• **What to do**: All lines in the records below from the line with "Emit a Python" through the line with "hc_270 = [1.085, 1.112, 1.112, 1.064, 0.981, 1.017]" are to be given again exactly, both ends included; the pictures are to be left out.

========================

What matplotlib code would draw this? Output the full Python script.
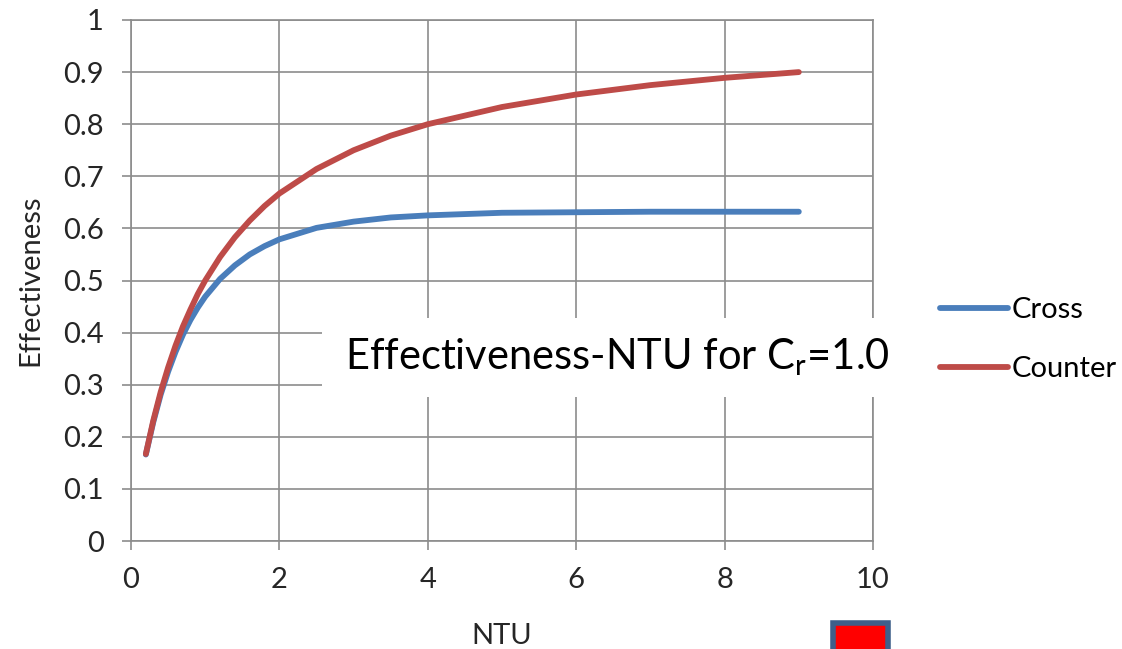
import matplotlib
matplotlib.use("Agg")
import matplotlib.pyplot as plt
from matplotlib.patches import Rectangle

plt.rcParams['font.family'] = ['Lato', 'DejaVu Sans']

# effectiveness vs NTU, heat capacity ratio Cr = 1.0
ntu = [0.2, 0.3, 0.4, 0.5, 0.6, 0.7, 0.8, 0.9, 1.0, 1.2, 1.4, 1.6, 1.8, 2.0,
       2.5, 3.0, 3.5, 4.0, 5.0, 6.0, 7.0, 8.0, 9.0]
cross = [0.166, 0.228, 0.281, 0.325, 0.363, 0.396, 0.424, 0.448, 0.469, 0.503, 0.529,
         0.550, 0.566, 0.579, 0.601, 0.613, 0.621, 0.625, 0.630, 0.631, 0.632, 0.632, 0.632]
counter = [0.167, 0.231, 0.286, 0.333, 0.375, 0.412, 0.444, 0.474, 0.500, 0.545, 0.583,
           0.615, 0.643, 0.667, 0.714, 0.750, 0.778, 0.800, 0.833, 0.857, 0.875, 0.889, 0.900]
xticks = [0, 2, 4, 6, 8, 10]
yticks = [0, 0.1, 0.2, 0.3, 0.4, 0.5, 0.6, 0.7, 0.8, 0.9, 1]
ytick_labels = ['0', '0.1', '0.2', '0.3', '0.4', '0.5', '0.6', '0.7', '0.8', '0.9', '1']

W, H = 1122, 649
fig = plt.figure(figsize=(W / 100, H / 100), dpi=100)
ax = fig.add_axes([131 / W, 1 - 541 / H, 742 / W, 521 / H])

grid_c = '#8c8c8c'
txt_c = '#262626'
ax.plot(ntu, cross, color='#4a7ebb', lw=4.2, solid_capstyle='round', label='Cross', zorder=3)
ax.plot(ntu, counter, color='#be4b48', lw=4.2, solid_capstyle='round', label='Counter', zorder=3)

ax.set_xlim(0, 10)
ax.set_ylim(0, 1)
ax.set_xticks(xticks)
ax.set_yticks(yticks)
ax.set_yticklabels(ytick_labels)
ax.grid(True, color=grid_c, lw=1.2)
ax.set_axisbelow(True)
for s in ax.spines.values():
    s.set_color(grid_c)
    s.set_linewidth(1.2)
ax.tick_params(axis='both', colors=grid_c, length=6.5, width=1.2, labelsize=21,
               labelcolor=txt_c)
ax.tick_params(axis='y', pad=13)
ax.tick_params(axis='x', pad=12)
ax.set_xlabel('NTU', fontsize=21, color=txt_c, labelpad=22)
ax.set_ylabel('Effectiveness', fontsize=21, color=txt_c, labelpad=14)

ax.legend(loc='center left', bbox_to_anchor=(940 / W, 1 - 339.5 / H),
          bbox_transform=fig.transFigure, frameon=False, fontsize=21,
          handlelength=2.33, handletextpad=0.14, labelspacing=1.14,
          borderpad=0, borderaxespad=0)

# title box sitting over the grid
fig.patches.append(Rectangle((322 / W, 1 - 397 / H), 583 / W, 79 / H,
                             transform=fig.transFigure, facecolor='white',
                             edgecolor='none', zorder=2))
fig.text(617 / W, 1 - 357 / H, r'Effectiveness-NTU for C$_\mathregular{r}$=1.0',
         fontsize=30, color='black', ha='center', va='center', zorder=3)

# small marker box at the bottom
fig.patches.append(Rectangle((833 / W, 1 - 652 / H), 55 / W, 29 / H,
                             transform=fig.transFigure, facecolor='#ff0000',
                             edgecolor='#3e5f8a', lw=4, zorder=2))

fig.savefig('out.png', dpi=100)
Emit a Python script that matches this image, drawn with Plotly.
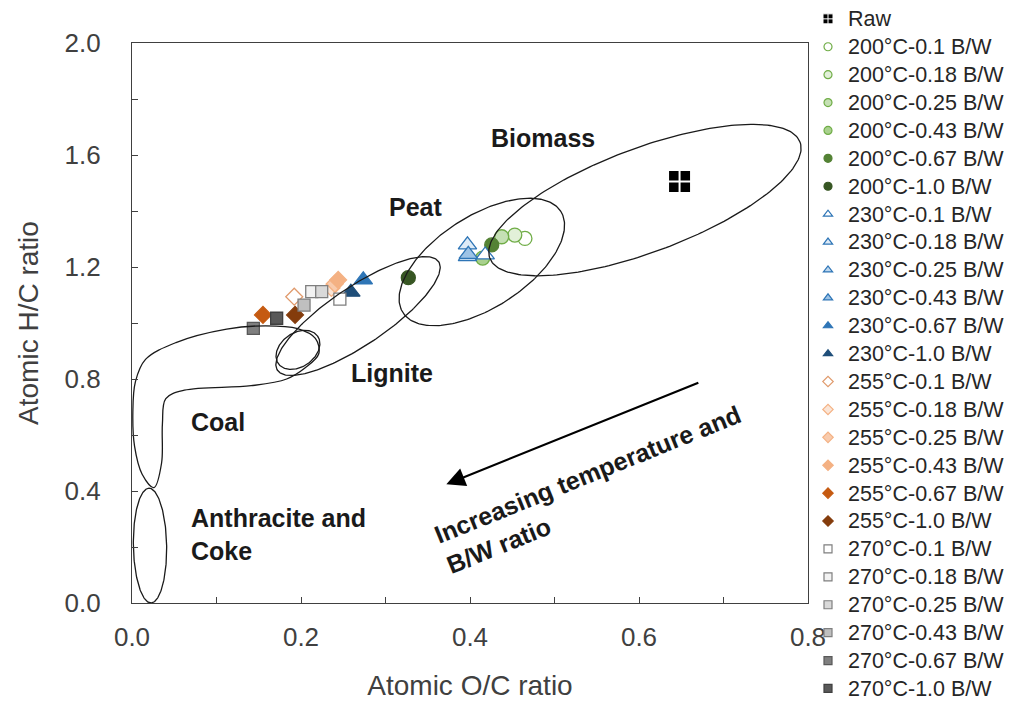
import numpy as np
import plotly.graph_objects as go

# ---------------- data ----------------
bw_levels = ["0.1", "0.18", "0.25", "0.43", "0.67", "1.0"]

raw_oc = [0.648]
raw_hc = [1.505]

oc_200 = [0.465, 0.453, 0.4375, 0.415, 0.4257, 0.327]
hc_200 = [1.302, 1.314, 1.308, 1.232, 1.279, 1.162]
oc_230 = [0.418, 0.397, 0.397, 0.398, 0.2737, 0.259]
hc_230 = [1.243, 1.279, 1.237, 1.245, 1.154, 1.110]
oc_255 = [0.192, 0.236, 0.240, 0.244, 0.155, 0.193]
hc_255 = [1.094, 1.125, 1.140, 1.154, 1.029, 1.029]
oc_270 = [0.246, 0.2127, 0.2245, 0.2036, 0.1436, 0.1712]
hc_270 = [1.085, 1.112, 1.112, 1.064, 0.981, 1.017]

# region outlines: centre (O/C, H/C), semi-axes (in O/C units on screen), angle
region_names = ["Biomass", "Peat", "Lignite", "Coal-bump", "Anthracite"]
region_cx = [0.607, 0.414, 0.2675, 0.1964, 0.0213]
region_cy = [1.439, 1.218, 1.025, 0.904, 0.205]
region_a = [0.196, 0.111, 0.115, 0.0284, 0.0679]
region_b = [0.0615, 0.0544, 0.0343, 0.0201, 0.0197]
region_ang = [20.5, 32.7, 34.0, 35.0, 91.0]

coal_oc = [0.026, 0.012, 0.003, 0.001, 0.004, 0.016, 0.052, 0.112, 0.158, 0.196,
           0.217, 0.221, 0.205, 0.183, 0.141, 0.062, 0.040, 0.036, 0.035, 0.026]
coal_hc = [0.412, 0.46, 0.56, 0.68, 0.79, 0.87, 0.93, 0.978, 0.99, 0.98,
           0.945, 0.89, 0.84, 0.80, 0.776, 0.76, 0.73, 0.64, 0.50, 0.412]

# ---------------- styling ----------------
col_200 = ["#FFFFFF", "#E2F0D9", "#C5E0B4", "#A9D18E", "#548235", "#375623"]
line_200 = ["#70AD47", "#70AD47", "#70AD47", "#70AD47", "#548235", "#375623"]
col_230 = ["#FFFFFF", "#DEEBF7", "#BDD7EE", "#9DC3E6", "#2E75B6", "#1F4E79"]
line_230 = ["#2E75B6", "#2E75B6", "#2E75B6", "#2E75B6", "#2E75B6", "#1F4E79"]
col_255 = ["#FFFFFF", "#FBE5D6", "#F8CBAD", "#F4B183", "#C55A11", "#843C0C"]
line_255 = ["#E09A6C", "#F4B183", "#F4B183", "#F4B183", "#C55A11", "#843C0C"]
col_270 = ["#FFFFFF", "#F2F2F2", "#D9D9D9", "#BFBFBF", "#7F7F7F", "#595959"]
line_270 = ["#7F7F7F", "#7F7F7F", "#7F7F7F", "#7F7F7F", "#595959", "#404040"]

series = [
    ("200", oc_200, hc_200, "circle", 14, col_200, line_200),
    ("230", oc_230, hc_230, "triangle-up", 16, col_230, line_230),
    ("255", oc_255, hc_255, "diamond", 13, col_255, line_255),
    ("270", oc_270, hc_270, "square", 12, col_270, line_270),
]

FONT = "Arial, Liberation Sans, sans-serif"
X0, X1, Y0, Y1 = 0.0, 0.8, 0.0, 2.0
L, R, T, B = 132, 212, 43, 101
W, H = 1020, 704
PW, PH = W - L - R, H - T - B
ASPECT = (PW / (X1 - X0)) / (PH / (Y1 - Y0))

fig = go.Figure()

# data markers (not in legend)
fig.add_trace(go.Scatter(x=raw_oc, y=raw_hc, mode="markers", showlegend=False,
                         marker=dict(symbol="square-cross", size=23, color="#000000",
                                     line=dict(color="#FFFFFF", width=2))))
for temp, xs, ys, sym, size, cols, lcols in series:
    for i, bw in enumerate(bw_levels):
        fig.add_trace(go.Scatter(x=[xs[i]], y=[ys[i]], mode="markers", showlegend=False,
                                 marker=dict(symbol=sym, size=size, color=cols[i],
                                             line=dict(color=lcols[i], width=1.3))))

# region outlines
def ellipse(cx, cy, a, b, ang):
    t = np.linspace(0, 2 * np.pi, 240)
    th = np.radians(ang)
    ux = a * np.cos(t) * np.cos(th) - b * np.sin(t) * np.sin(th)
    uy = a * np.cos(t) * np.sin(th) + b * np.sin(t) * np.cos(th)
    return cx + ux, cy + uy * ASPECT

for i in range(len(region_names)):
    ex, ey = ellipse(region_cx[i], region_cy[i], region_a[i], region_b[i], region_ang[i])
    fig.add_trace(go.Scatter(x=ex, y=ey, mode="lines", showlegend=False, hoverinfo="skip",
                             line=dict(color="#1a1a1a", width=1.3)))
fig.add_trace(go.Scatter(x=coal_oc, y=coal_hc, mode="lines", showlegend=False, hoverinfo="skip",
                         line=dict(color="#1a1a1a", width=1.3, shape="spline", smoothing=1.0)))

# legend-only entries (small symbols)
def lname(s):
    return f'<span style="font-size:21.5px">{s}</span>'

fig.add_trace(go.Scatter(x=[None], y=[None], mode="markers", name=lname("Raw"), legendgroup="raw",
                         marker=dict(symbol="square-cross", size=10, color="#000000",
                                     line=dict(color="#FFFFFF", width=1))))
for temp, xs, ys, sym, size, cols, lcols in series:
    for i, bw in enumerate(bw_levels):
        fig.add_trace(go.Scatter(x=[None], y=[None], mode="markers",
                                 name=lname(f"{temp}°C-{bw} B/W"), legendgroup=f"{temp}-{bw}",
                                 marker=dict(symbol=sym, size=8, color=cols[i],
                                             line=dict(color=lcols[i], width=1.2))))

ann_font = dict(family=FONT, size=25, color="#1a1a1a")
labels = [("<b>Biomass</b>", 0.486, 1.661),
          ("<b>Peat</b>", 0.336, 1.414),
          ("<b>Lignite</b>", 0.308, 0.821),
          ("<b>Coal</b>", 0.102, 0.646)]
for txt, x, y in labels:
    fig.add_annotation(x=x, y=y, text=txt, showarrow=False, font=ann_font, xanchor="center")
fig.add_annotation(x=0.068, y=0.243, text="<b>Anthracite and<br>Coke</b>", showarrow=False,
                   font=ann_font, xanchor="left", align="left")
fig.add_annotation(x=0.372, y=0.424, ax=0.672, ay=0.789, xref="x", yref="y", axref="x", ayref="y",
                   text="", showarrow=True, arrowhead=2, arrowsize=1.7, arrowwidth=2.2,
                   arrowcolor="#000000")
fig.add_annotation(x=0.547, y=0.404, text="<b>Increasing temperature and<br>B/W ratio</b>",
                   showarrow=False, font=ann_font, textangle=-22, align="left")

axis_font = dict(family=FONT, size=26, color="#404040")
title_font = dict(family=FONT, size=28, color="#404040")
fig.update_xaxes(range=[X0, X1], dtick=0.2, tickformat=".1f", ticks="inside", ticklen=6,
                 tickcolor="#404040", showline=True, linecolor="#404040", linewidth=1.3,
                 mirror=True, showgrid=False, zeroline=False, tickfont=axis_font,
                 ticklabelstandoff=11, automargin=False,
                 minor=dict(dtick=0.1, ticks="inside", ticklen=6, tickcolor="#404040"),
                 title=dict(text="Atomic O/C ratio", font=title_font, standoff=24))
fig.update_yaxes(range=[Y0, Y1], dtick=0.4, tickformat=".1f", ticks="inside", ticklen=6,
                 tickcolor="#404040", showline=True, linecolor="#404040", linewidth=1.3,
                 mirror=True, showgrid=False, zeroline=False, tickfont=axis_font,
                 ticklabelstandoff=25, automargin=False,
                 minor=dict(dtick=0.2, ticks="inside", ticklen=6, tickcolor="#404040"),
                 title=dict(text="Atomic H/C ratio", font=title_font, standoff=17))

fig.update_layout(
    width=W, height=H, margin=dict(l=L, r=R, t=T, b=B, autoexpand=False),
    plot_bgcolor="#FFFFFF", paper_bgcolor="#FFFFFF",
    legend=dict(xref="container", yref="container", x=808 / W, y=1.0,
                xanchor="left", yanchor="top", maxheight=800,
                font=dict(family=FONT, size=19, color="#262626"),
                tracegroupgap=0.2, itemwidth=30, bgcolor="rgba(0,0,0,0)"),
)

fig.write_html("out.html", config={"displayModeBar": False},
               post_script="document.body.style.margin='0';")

========================

• **Task solution**:
Emit a Python script that matches this image, drawn with Plotly.
import numpy as np
import plotly.graph_objects as go

# ---------------- data ----------------
bw_levels = ["0.1", "0.18", "0.25", "0.43", "0.67", "1.0"]

raw_oc = [0.648]
raw_hc = [1.505]

oc_200 = [0.465, 0.453, 0.4375, 0.415, 0.4257, 0.327]
hc_200 = [1.302, 1.314, 1.308, 1.232, 1.279, 1.162]
oc_230 = [0.418, 0.397, 0.397, 0.398, 0.2737, 0.259]
hc_230 = [1.243, 1.279, 1.237, 1.245, 1.154, 1.110]
oc_255 = [0.192, 0.236, 0.240, 0.244, 0.155, 0.193]
hc_255 = [1.094, 1.125, 1.140, 1.154, 1.029, 1.029]
oc_270 = [0.246, 0.2127, 0.2245, 0.2036, 0.1436, 0.1712]
hc_270 = [1.085, 1.112, 1.112, 1.064, 0.981, 1.017]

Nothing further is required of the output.